With Westly and others, such as David Geffen, building an operation from scratch, Obama nearly matched the Clintons in California fundraising. While strong in LA -- he actually raised a little more Hollywood money than Clinton -- Obama was clearly the toast of Silicon Valley. Now it's falling together for Obama, with the base so painstakingly assembled by the Clintons joining with Obama's new machine to form something even more powerful. Geffen will probably join with partners Steven Spielberg and Jeffrey Katzenberg for another big Obama gala this fall.

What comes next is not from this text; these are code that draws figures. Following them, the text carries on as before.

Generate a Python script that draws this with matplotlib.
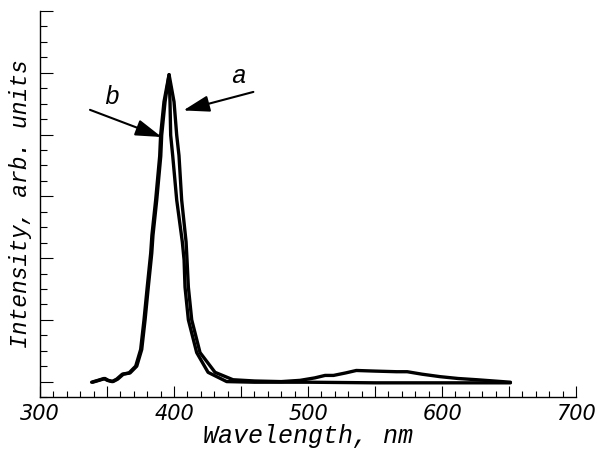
import numpy as np
import matplotlib
matplotlib.use('Agg')
import matplotlib.pyplot as plt
from matplotlib.ticker import MultipleLocator

# shared rising edge (both spectra overlap here)
left_wl = [339.3, 344, 348.5, 351, 354.5, 358, 362.2, 367.2, 372.2, 375.9, 378.4,
           380.8, 383.4, 384.3, 387.1, 390.1, 390.8, 393.3, 396.3]
left_int = [-0.01, 0.02, 0.05, 0.02, 0.0, 0.04, 0.12, 0.14, 0.25, 0.52, 1.0,
            1.53, 2.08, 2.37, 2.94, 3.65, 3.99, 4.53, 4.97]

# falling edge + tail, curve a (outer, with broad band near 540 nm)
a_wl = [400.0, 402.0, 403.7, 405.7, 409.0, 409.7, 410.7, 413.2, 419.4, 430.6, 444.0,
        460, 480, 494, 505, 512.7, 519, 528, 536, 550, 566, 574, 585, 598.5, 612, 626, 651]
a_int = [4.53, 3.99, 3.66, 2.94, 2.26, 1.97, 1.53, 1.0, 0.47, 0.15, 0.03,
         0.01, 0.0, 0.02, 0.06, 0.10, 0.10, 0.14, 0.18, 0.17, 0.16, 0.16, 0.12, 0.08, 0.05, 0.03, -0.01]

# falling edge + tail, curve b (inner, flat tail)
b_wl = [397.0, 397.5, 399.0, 402.0, 406.2, 407.5, 408.2, 410.7, 416.9, 425.4, 439.3,
        460, 500, 550, 600, 651]
b_int = [4.53, 3.99, 3.66, 2.94, 2.26, 1.97, 1.53, 1.0, 0.47, 0.15, 0.0,
         -0.01, -0.01, -0.02, -0.02, -0.02]

lab_font = dict(family=['Liberation Mono', 'DejaVu Sans Mono'], style='italic')

fig = plt.figure(figsize=(5.97, 4.59), dpi=100)
ax = fig.add_axes([0.067, 0.135, 0.898, 0.841])

# curve a
ax.plot(left_wl + a_wl, left_int + a_int, color='black', lw=2.4,
        solid_joinstyle='round', solid_capstyle='round')
# curve b (slightly shifted rising edge so the overlap looks thick)
ax.plot([w - 0.8 for w in left_wl[:-1]] + [left_wl[-1]] + b_wl, left_int + b_int,
        color='black', lw=2.4, solid_joinstyle='round', solid_capstyle='round')

ax.set_xlim(300, 700)
ax.set_ylim(-0.25, 6)

ax.spines['top'].set_visible(False)
ax.spines['right'].set_visible(False)
for s in ['left', 'bottom']:
    ax.spines[s].set_linewidth(1.0)

ax.xaxis.set_minor_locator(MultipleLocator(10))
ax.yaxis.set_major_locator(MultipleLocator(1))
ax.yaxis.set_minor_locator(MultipleLocator(0.25))
ax.set_xticks([300, 350, 400, 450, 500, 550, 600, 650, 700])
ax.set_xticklabels(['300', '', '400', '', '500', '', '600', '', '700'],
                   family=['DejaVu Sans'], style='italic', fontsize=15)
ax.set_yticklabels([])
ax.tick_params(axis='x', which='major', direction='in', length=8, width=0.8, pad=5)
ax.tick_params(axis='x', which='minor', direction='in', length=4, width=0.8)
ax.tick_params(axis='y', which='major', direction='in', length=9, width=0.8)
ax.tick_params(axis='y', which='minor', direction='in', length=5, width=0.8)

ax.set_xlabel('Wavelength, nm', fontsize=18, labelpad=0, **lab_font)
ax.set_ylabel('Intensity, arb. units', fontsize=16.5, labelpad=2, **lab_font)

arrow = dict(arrowstyle='-|>,head_length=0.8,head_width=0.25', color='black', lw=1.5,
             mutation_scale=20, shrinkA=0, shrinkB=0)
ax.annotate('', xy=(406.9, 4.39), xytext=(459.2, 4.69), arrowprops=arrow)
ax.annotate('', xy=(390.8, 3.96), xytext=(337.3, 4.40), arrowprops=arrow)
ax.text(448.5, 4.95, 'a', fontsize=18, ha='center', va='center', **lab_font)
ax.text(353.5, 4.6, 'b', fontsize=18, ha='center', va='center', **lab_font)

fig.savefig('out.png', dpi=100)
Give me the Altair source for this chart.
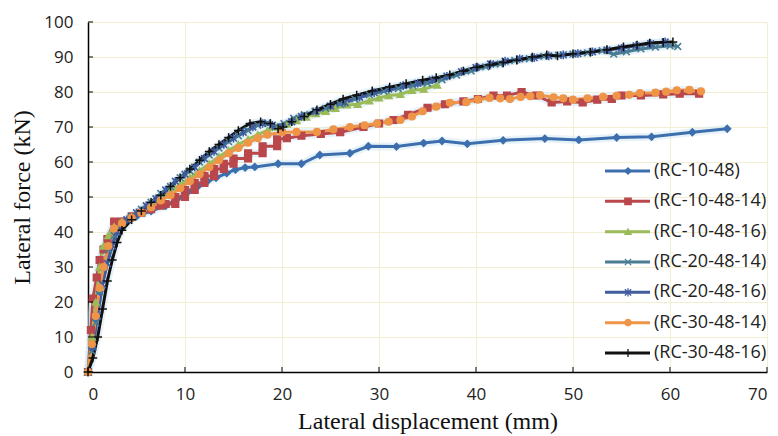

But there's at least one problem still for Obama in California. And that's the ongoing phenomenon of rumor-mongering about Obama, no little of which seems to emanate from Los Angeles. The conspiracy theories are very involved, but center on the notion that Obama is some sort of "Manchurian candidate" -- folks pushing that stuff might want to check out the actual novel or movie, which doesn't mean what they think it means -- a deeply un-American figure out to advance radical Islam and destroy Israel.

So former LA Congressman Mel Levine, an early Obama backer who is one of Israel's biggest supporters, joined forces with his former congressional colleague from LA, House Foreign Affairs Committee chair Howard Berman, to shoot down the rumors and get the truth out about Obama. Decrying the "persistent effort to undermine and distort Obama's record," Levine and Berman have formed a Jewish community committee to get the truth out about Obama and shoot down the rumors.

Just another way in which California has suddenly become a bulwark of this seemingly most unlikely of prospective presidents.